The control of the materials used in designing an AR object, a virtual set or a piece of on-air graphics is incredibly important not just for the look but also the overall feel of a scene. The scene can feel cheap, it can feel expensive, it can feel shallow and it can feel like it has true depth. Ultimately it can feel wrong or it can feel right – and that is key in how successful that scene is at communicating a piece of information to the viewer.
In Viz Engine 4, we have taken pains to put as many tools as possible at the fingertips of the designers we know need them.

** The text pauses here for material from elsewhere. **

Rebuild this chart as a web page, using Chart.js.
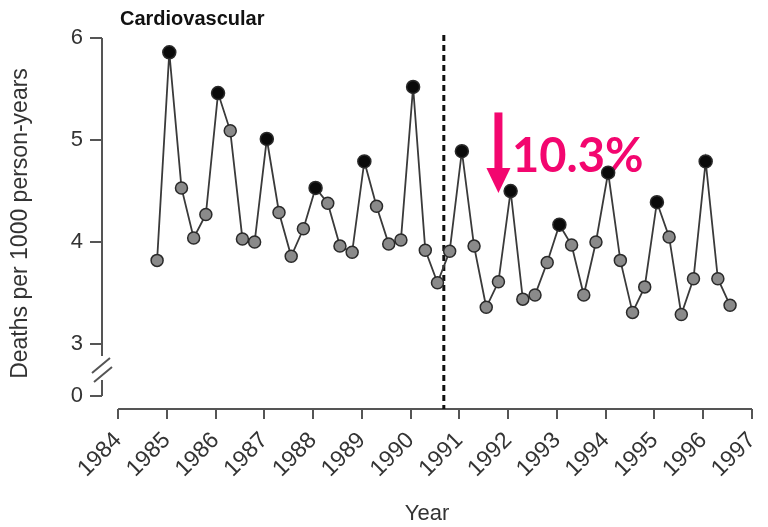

PBR (physically based rendering) materials
In order to truly bring photo realism to life, PBR materials are a necessity. Using modern shader technologies, the PBR workflow aims to render surfaces as accurately and closely to reality as technically possible. This is done using a number of levers including (of course) color, roughness, Ambient Occlusion, height maps, transparency and so on.
Phong materials
We have added phong materials as a shortcut to great results – a class of material that is less complex and easier to use for simple geometries without a proper light setup. This includes use cases where you are not necessarily aiming for a physically correct behaviour, such as some lower third newsroom graphics.
Special materials – talent reflection and beyond
Still not enough material wealth? There are special materials and effects that can be used to setup a number of special effects, such as adding Planar Reflection to achieve talent reflection, both in a virtual set and on augmented reality objects.